We are considering using Proc Genmod to analyze the data using the code below. We chose a negative binomial model as over-dispersion appears to be significant. We chose to do GEE analysis using "repeated subject = adol_id(spon_id)" and an exchangeable correlation structure.
proc genmod data=&inpds;
class adol_MH_status (ref='0' param=ref)
adol_gender (ref='0' param=ref)
spon_gender (ref='0' param=ref)
model adol_SS_vis_ct= cumul_length_of_deploy adol_MH_status adol_gender adol_age spon_age spon_gender/dist=nb link=log offset=ln_obs_time ;
repeated subject = adol_id(spon_id)/type=exch WITHINSUBJECT = deploy_status;
A potential problem with this is that over 70% of the cohort does not have a mental health related doctor visit in the 10 year period. Is a GEE analysis problematic in light of this?
02-17-2016 04:00 PM
This looks like a reasonable first approach to this. The problem is that zero-inflated models and repeated measures don't really play well together in any software I know, let alone in SAS. you might consider PROC GEE, and consider the 70% as missing rather than as zeroes. At least, that would be my first attempt beyond this.
02-17-2016 04:28 PM
Thanks for the reply. Your suggestions are always greatly appreciated. I'm not very familiar with analyzing count data. The cohort we selected was composed of adolescents who had had a mental health related visit prior to 2008 and whose parent had not been previously deployed. So we want to determine if mental health related visits increase over time as parents deploy. Do we really want to treat all those that did not have any more mental health related visits as missing?
02-18-2016 07:50 AM
Given your description, missing is probably not the right way to go--those are likely to be true zeroes under the hypothesis you are testing.
Now I would worry about separation, both complete and quasi-, although this is not nearly so much a problem with count data. And with a small mean, a large proportion of zeroes may not be unusual. If it still presents a problem, you may need to switch to GLIMMIX, where you can specify an additional overdispersion for the error term, and from there to NLMIXED, with all of the fun of coding likelihoods.
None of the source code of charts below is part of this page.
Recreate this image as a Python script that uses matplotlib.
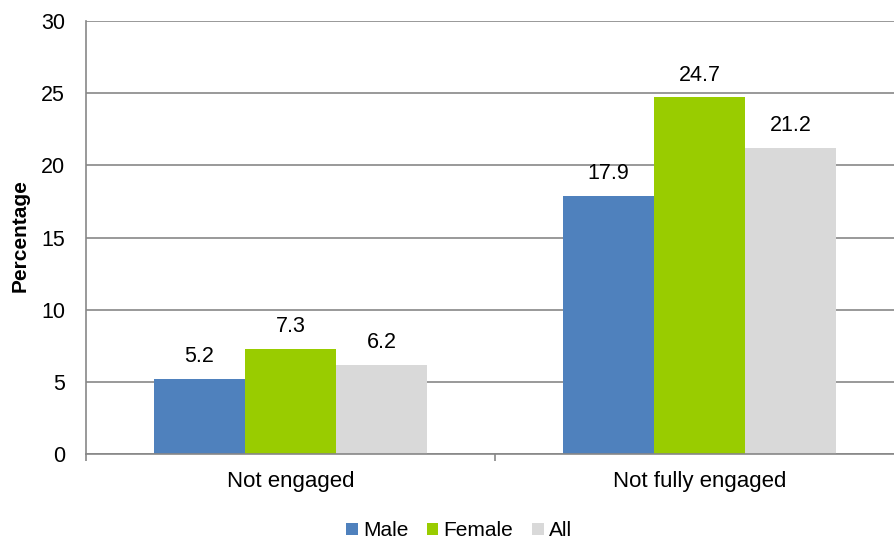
import numpy as np
import matplotlib.pyplot as plt

# donnees
categories = ['Not engaged', 'Not fully engaged']
series = ['Male', 'Female', 'All']
male = [5.2, 17.9]
female = [7.3, 24.7]
all_ = [6.2, 21.2]
colors = ['#4F81BD', '#99CC00', '#D9D9D9']

plt.rcParams['font.family'] = ['Liberation Sans', 'DejaVu Sans']

fig = plt.figure(figsize=(8.94, 5.4), dpi=100)
ax = fig.add_axes([86 / 894, 86 / 540, 818 / 894, 433 / 540])

x = np.arange(len(categories))
w = 0.2225
for i, (vals, name, c) in enumerate(zip([male, female, all_], series, colors)):
    bars = ax.bar(x + (i - 1) * w, vals, w, color=c, label=name, zorder=3)
    for b, v in zip(bars, vals):
        ax.annotate(f'{v:.1f}', (b.get_x() + b.get_width() / 2, v),
                    xytext=(0, 8.5), textcoords='offset points',
                    ha='center', va='bottom', fontsize=15.5)

ax.set_ylim(0, 30)
ax.set_yticks(range(0, 31, 5))
ax.set_xlim(-0.5, 1.5)
ax.set_xticks(x)
ax.set_xticklabels(categories)
ax.set_xticks([-0.5, 0.5, 1.5], minor=True)
ax.tick_params(axis='x', which='major', length=0, pad=12, labelsize=16)
ax.tick_params(axis='x', which='minor', length=5, width=1.2, color='#878787')
ax.tick_params(axis='y', length=0, pad=15, labelsize=15.5)

ax.grid(axis='y', color='#878787', linewidth=1.2, zorder=0)
for s in ['top', 'right']:
    ax.spines[s].set_visible(False)
for s in ['left', 'bottom']:
    ax.spines[s].set_color('#878787')
    ax.spines[s].set_linewidth(1.2)
ax.spines['bottom'].set_zorder(4)

fig.text(20 / 894, 1 - 236 / 540, 'Percentage', rotation=90, fontsize=15,
         fontweight='bold', ha='center', va='center')

fig.legend(loc='center', bbox_to_anchor=(459 / 894, 1 - 531 / 540), ncol=3,
           frameon=False, fontsize=15, handlelength=0.55, handleheight=0.55,
           handletextpad=0.25, columnspacing=0.9, borderpad=0)

plt.savefig('out.png', dpi=100)
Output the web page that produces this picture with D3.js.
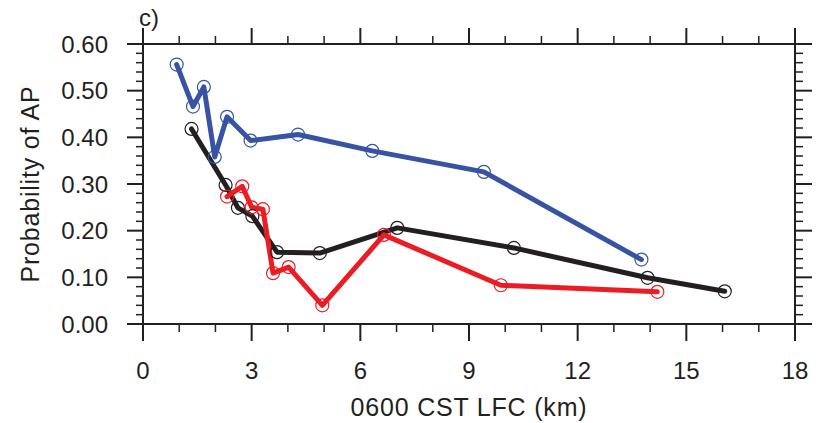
<html>
<head>
<script src="https://d3js.org/d3.v7.min.js"></script>
<style>
  body { margin: 0; background: #fff; }
  text { font-family: "Liberation Sans", Arial, sans-serif; fill: #231f20; }
</style>
</head>
<body>
<svg id="chart" width="821" height="423"></svg>
<script>
// data: LFC (km) vs probability of AP
var blueX = [0.93, 1.38, 1.68, 1.98, 2.32, 2.97, 4.28, 6.33, 9.41, 13.76];
var blueY = [0.556, 0.466, 0.508, 0.358, 0.444, 0.393, 0.406, 0.371, 0.326, 0.138];

var blackX = [1.34, 2.28, 2.62, 3.02, 3.70, 4.88, 7.02, 10.24, 13.93, 16.06];
var blackY = [0.418, 0.298, 0.249, 0.231, 0.154, 0.152, 0.206, 0.163, 0.099, 0.070];

var redX = [2.32, 2.74, 3.00, 3.31, 3.59, 4.02, 4.95, 6.65, 9.88, 14.20];
var redY = [0.273, 0.295, 0.250, 0.246, 0.109, 0.122, 0.040, 0.191, 0.083, 0.069];

var xTicks = [0, 3, 6, 9, 12, 15, 18];
var yTicks = [0, 0.1, 0.2, 0.3, 0.4, 0.5, 0.6];

var margin = {top: 44, right: 26, bottom: 99, left: 143},
    width = 795 - margin.left,
    height = 324 - margin.top;

var svg = d3.select("#chart");
var g = svg.append("g")
    .attr("transform", "translate(" + margin.left + "," + margin.top + ")");

var x = d3.scaleLinear().domain([0, 18]).range([0, width]),
    y = d3.scaleLinear().domain([0, 0.6]).range([height, 0]);

function pairs(xs, ys) {
    return xs.map(function(v, i) { return [v, ys[i]]; });
}

var series = [
    {pts: pairs(blackX, blackY), color: "#231f20"},
    {pts: pairs(redX, redY), color: "#ec1c24"},
    {pts: pairs(blueX, blueY), color: "#3853a4"}
];

var axisColor = "#231f20";

// minor / major ticks, all pointing outward
function ticks(axis, values, len) {
    values.forEach(function(v) {
        if (axis == "b" || axis == "t") {
            var px = x(v), y0 = axis == "b" ? height : 0, dir = axis == "b" ? 1 : -1;
            g.append("line").attr("x1", px).attr("x2", px)
                .attr("y1", y0).attr("y2", y0 + dir * len)
                .attr("stroke", axisColor).attr("stroke-width", len > 10 ? 2 : 1.5);
        } else {
            var py = y(v), x0 = axis == "l" ? 0 : width, dir2 = axis == "l" ? -1 : 1;
            g.append("line").attr("y1", py).attr("y2", py)
                .attr("x1", x0).attr("x2", x0 + dir2 * len)
                .attr("stroke", axisColor).attr("stroke-width", len > 10 ? 2 : 1.5);
        }
    });
}

var xMinor = d3.range(0, 19).filter(function(v) { return v % 3 != 0; });
var yMinor = d3.range(0, 31).filter(function(v) { return v % 5 != 0; }).map(function(v) { return v * 0.02; });

ticks("b", xMinor, 8); ticks("t", xMinor, 8);
ticks("b", xTicks, 17); ticks("t", xTicks, 16);
ticks("l", yMinor, 7); ticks("r", yMinor, 8);
ticks("l", yTicks, 16); ticks("r", yTicks, 17);

g.append("rect")
    .attr("width", width).attr("height", height)
    .attr("fill", "none").attr("stroke", axisColor).attr("stroke-width", 2);

// tick labels
g.selectAll(".xl").data(xTicks).enter().append("text")
    .attr("x", function(d) { return x(d); })
    .attr("y", height + 55)
    .attr("text-anchor", "middle")
    .style("font-size", "24px")
    .text(function(d) { return d; });

g.selectAll(".yl").data(yTicks).enter().append("text")
    .attr("x", -35)
    .attr("y", function(d) { return y(d); })
    .attr("dy", "0.36em")
    .attr("text-anchor", "end")
    .style("font-size", "24px")
    .text(function(d) { return d.toFixed(2); });

var line = d3.line()
    .x(function(d) { return x(d[0]); })
    .y(function(d) { return y(d[1]); });

series.forEach(function(s) {
    g.append("path")
        .datum(s.pts)
        .attr("d", line)
        .attr("fill", "none")
        .attr("stroke", s.color)
        .attr("stroke-width", 5)
        .attr("stroke-linejoin", "round")
        .attr("stroke-linecap", "round");
});

series.forEach(function(s) {
    g.selectAll(null).data(s.pts).enter().append("circle")
        .attr("cx", function(d) { return x(d[0]); })
        .attr("cy", function(d) { return y(d[1]); })
        .attr("r", 6.5)
        .attr("fill", "none")
        .attr("stroke", s.color)
        .attr("stroke-width", 1.2);
});

// titles
svg.append("text")
    .attr("x", margin.left + width / 2)
    .attr("y", 416)
    .attr("text-anchor", "middle")
    .style("font-size", "25px")
    .style("letter-spacing", "0.8px")
    .text("0600 CST LFC (km)");

svg.append("text")
    .attr("transform", "translate(39," + (margin.top + height / 2) + ") rotate(-90)")
    .attr("text-anchor", "middle")
    .style("font-size", "25px")
    .style("letter-spacing", "0.8px")
    .text("Probability of AP");

svg.append("text")
    .attr("x", 139)
    .attr("y", 26)
    .style("font-size", "24px")
    .text("c)");
</script>
</body>
</html>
You may want to google "NLMIXED repeated measures zero-inflated" to see if anyone has boldly gone into this area.
02-18-2016 09:25 AM
Thanks again for your valued guidance. This is looking like more fun than I was expecting. Do you see it as problematic to do GEE repeated measures analysis when there are so many zero values?
02-18-2016 09:38 AM
Not so much when it is a Poisson or negative binomial distribution.
I think this is about the only way to handle the repeated nature of the data. Just be prepared for all the fun that might come with it (convergence problems, problems estimating standard errors, arguing with referees/sponsors, etc.).
Have you looked at a non-repeated analysis, where you look at totals over all times?